* [EXERCISE BRIEF]:
Write out the records word for word, with no pictures.

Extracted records
══════
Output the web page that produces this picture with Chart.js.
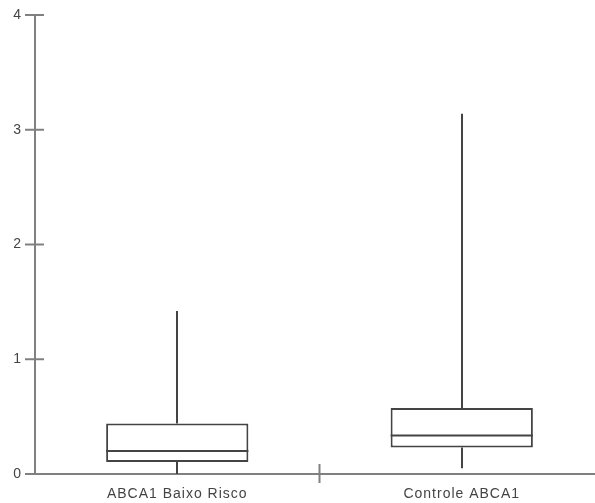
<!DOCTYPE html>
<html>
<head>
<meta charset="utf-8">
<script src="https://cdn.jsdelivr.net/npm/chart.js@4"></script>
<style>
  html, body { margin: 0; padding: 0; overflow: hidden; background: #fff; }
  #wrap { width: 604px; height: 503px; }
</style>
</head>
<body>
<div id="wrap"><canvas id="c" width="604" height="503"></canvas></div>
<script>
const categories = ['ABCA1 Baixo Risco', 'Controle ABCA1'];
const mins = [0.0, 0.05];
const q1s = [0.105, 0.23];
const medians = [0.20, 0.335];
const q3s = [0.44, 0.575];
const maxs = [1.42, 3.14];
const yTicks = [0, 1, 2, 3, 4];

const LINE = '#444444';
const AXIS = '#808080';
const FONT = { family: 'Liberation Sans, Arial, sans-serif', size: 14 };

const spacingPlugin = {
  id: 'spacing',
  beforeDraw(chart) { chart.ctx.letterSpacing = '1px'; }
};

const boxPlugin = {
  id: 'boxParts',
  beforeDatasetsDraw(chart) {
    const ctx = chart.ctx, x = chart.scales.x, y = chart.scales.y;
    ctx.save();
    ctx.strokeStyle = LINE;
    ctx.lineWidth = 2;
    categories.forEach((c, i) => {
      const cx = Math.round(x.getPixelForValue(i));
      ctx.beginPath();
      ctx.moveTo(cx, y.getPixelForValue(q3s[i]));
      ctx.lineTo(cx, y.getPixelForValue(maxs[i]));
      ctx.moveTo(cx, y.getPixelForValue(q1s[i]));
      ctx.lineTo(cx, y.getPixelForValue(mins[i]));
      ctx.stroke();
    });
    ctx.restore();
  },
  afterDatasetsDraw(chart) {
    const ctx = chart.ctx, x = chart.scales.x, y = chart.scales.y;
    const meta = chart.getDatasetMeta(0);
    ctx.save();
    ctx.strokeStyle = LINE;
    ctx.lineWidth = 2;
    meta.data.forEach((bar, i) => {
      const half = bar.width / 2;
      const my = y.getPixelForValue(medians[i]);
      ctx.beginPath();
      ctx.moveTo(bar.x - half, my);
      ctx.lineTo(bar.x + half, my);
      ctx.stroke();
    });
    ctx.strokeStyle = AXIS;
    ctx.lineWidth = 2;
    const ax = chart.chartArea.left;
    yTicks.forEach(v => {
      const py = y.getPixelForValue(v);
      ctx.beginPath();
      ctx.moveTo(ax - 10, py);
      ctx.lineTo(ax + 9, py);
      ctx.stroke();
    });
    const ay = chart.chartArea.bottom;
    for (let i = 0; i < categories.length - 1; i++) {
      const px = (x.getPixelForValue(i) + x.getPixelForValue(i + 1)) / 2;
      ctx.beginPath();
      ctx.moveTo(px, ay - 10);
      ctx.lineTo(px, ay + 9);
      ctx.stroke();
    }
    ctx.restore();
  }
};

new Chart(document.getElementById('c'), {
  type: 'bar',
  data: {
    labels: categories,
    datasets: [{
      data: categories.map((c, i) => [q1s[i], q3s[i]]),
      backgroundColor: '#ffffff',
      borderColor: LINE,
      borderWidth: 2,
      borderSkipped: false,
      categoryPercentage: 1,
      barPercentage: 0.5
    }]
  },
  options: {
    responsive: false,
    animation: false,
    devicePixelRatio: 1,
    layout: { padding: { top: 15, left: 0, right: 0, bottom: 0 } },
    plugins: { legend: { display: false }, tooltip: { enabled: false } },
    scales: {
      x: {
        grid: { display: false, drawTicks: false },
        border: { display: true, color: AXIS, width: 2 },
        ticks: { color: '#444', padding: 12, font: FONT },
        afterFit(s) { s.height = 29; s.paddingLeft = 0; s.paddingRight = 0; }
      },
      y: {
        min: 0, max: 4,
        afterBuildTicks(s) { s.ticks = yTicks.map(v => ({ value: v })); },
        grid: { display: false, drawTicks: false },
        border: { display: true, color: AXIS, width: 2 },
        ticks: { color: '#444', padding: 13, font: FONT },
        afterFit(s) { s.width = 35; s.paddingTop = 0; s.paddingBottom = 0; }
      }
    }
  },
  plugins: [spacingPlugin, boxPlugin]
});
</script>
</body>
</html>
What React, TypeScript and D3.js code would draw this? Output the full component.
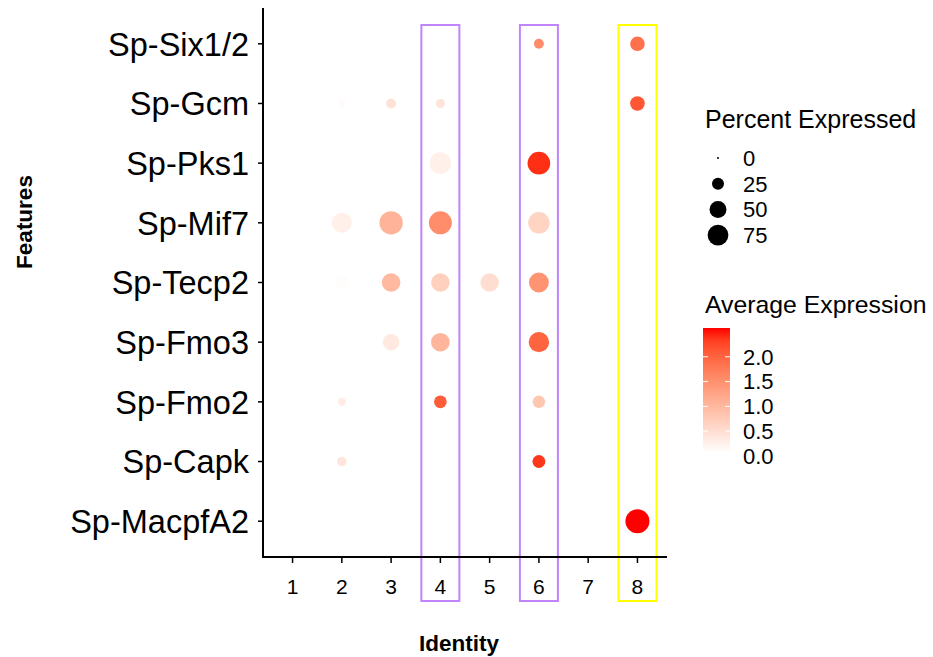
══════
* [FULL SOLUTION]:
Output the web page that produces this picture with Chart.js.
<!DOCTYPE html>
<html>
<head>
<meta charset="utf-8">
<script src="https://cdn.jsdelivr.net/npm/chart.js@4"></script>
<style>
  html, body { margin: 0; padding: 0; overflow: hidden; background: #fff; }
  #wrap { width: 604px; height: 503px; }
</style>
</head>
<body>
<div id="wrap"><canvas id="c" width="604" height="503"></canvas></div>
<script>
const categories = ['ABCA1 Baixo Risco', 'Controle ABCA1'];
const mins = [0.0, 0.05];
const q1s = [0.105, 0.23];
const medians = [0.20, 0.335];
const q3s = [0.44, 0.575];
const maxs = [1.42, 3.14];
const yTicks = [0, 1, 2, 3, 4];

const LINE = '#444444';
const AXIS = '#808080';
const FONT = { family: 'Liberation Sans, Arial, sans-serif', size: 14 };

const spacingPlugin = {
  id: 'spacing',
  beforeDraw(chart) { chart.ctx.letterSpacing = '1px'; }
};

const boxPlugin = {
  id: 'boxParts',
  beforeDatasetsDraw(chart) {
    const ctx = chart.ctx, x = chart.scales.x, y = chart.scales.y;
    ctx.save();
    ctx.strokeStyle = LINE;
    ctx.lineWidth = 2;
    categories.forEach((c, i) => {
      const cx = Math.round(x.getPixelForValue(i));
      ctx.beginPath();
      ctx.moveTo(cx, y.getPixelForValue(q3s[i]));
      ctx.lineTo(cx, y.getPixelForValue(maxs[i]));
      ctx.moveTo(cx, y.getPixelForValue(q1s[i]));
      ctx.lineTo(cx, y.getPixelForValue(mins[i]));
      ctx.stroke();
    });
    ctx.restore();
  },
  afterDatasetsDraw(chart) {
    const ctx = chart.ctx, x = chart.scales.x, y = chart.scales.y;
    const meta = chart.getDatasetMeta(0);
    ctx.save();
    ctx.strokeStyle = LINE;
    ctx.lineWidth = 2;
    meta.data.forEach((bar, i) => {
      const half = bar.width / 2;
      const my = y.getPixelForValue(medians[i]);
      ctx.beginPath();
      ctx.moveTo(bar.x - half, my);
      ctx.lineTo(bar.x + half, my);
      ctx.stroke();
    });
    ctx.strokeStyle = AXIS;
    ctx.lineWidth = 2;
    const ax = chart.chartArea.left;
    yTicks.forEach(v => {
      const py = y.getPixelForValue(v);
      ctx.beginPath();
      ctx.moveTo(ax - 10, py);
      ctx.lineTo(ax + 9, py);
      ctx.stroke();
    });
    const ay = chart.chartArea.bottom;
    for (let i = 0; i < categories.length - 1; i++) {
      const px = (x.getPixelForValue(i) + x.getPixelForValue(i + 1)) / 2;
      ctx.beginPath();
      ctx.moveTo(px, ay - 10);
      ctx.lineTo(px, ay + 9);
      ctx.stroke();
    }
    ctx.restore();
  }
};

new Chart(document.getElementById('c'), {
  type: 'bar',
  data: {
    labels: categories,
    datasets: [{
      data: categories.map((c, i) => [q1s[i], q3s[i]]),
      backgroundColor: '#ffffff',
      borderColor: LINE,
      borderWidth: 2,
      borderSkipped: false,
      categoryPercentage: 1,
      barPercentage: 0.5
    }]
  },
  options: {
    responsive: false,
    animation: false,
    devicePixelRatio: 1,
    layout: { padding: { top: 15, left: 0, right: 0, bottom: 0 } },
    plugins: { legend: { display: false }, tooltip: { enabled: false } },
    scales: {
      x: {
        grid: { display: false, drawTicks: false },
        border: { display: true, color: AXIS, width: 2 },
        ticks: { color: '#444', padding: 12, font: FONT },
        afterFit(s) { s.height = 29; s.paddingLeft = 0; s.paddingRight = 0; }
      },
      y: {
        min: 0, max: 4,
        afterBuildTicks(s) { s.ticks = yTicks.map(v => ({ value: v })); },
        grid: { display: false, drawTicks: false },
        border: { display: true, color: AXIS, width: 2 },
        ticks: { color: '#444', padding: 13, font: FONT },
        afterFit(s) { s.width = 35; s.paddingTop = 0; s.paddingBottom = 0; }
      }
    }
  },
  plugins: [spacingPlugin, boxPlugin]
});
</script>
</body>
</html>
What React, TypeScript and D3.js code would draw this? Output the full component.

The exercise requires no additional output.